- **Data block**:

━━━

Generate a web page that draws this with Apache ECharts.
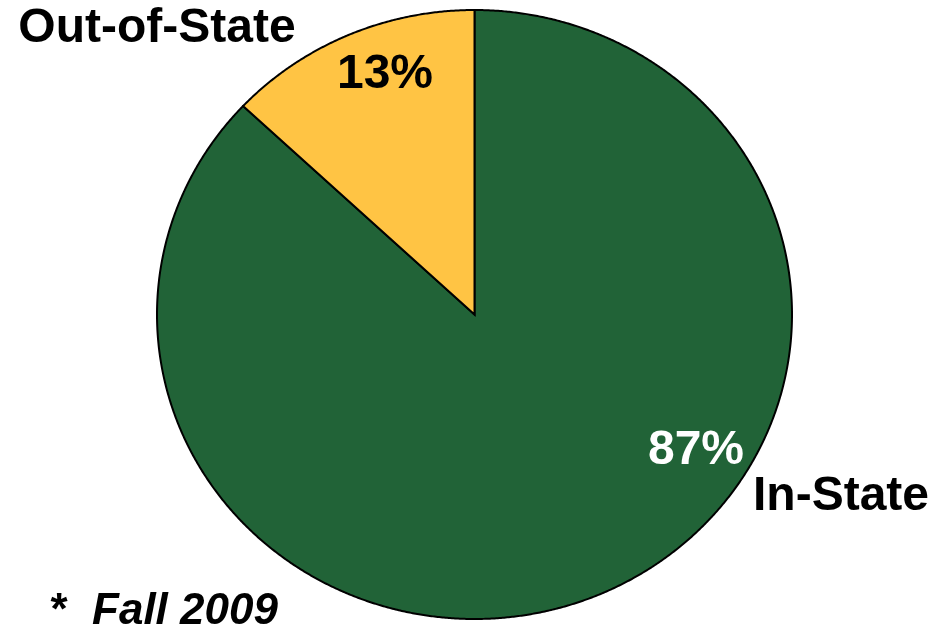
<!DOCTYPE html>
<html><head><meta charset="utf-8">
<script src="https://cdn.jsdelivr.net/npm/echarts@6/dist/echarts.min.js"></script>
<style>html,body{margin:0;padding:0;background:#fff}#c{width:951px;height:636px}</style>
</head><body><div id="c"></div>
<script>
const categories = ['In-State', 'Out-of-State'];
const values = [87, 13];
const footnoteMark = '*';
const footnoteText = 'Fall 2009';

const colors = ['#216337', '#FFC444'];
const cx = 474.5, cy = 314.5, rx = 317.5, ry = 304.5;
const total = values.reduce((a, b) => a + b, 0);
const FONT = 'Liberation Sans, Arial, sans-serif';

const chart = echarts.init(document.getElementById('c'), null, {renderer: 'canvas'});
chart.setOption({
  animation: false,
  backgroundColor: '#fff',
  series: [{
    type: 'custom',
    coordinateSystem: 'none',
    data: values.map((v, i) => ({name: categories[i], value: [v]})),
    renderItem: function (params, api) {
      const i = params.dataIndex;
      let start = 0;
      for (let k = 0; k < i; k++) start += values[k];
      const a0 = start / total * 2 * Math.PI;
      const a1 = (start + api.value(0)) / total * 2 * Math.PI;
      const pts = [[cx, cy]];
      const n = Math.max(4, Math.ceil((a1 - a0) / 0.005));
      for (let j = 0; j <= n; j++) {
        const t = a0 + (a1 - a0) * j / n;
        pts.push([cx + rx * Math.sin(t), cy - ry * Math.cos(t)]);
      }
      return {
        type: 'polygon',
        shape: {points: pts},
        style: {fill: colors[i], stroke: '#000', lineWidth: 2, lineJoin: 'miter'}
      };
    }
  }],
  graphic: [
    {type: 'text', x: 385, y: 75, z: 10, style: {text: values[1] + '%', fill: '#000', font: 'bold 48px ' + FONT, textAlign: 'center', textVerticalAlign: 'middle'}},
    {type: 'text', x: 696, y: 451, z: 10, style: {text: values[0] + '%', fill: '#fff', font: 'bold 48px ' + FONT, textAlign: 'center', textVerticalAlign: 'middle'}},
    {type: 'text', x: 157, y: 29, z: 10, style: {text: categories[1], fill: '#000', font: 'bold 48px ' + FONT, textAlign: 'center', textVerticalAlign: 'middle'}},
    {type: 'text', x: 841, y: 497, z: 10, style: {text: categories[0], fill: '#000', font: 'bold 48px ' + FONT, textAlign: 'center', textVerticalAlign: 'middle'}},
    {type: 'text', x: 59, y: 612, z: 10, style: {text: footnoteMark, fill: '#000', font: 'bold 44px ' + FONT, textAlign: 'center', textVerticalAlign: 'middle'}},
    {type: 'text', x: 185, y: 612, z: 10, style: {text: footnoteText, fill: '#000', font: 'italic bold 44px ' + FONT, textAlign: 'center', textVerticalAlign: 'middle'}}
  ]
});
</script>
</body></html>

━━━

- **Given request**: Leave out the pictures. Transcribe only the lines above, from the first through the one that contains "const FONT = 'Liberation".

- **Reply**:
Generate a web page that draws this with Apache ECharts.
<!DOCTYPE html>
<html><head><meta charset="utf-8">
<script src="https://cdn.jsdelivr.net/npm/echarts@6/dist/echarts.min.js"></script>
<style>html,body{margin:0;padding:0;background:#fff}#c{width:951px;height:636px}</style>
</head><body><div id="c"></div>
<script>
const categories = ['In-State', 'Out-of-State'];
const values = [87, 13];
const footnoteMark = '*';
const footnoteText = 'Fall 2009';

const colors = ['#216337', '#FFC444'];
const cx = 474.5, cy = 314.5, rx = 317.5, ry = 304.5;
const total = values.reduce((a, b) => a + b, 0);
const FONT = 'Liberation Sans, Arial, sans-serif';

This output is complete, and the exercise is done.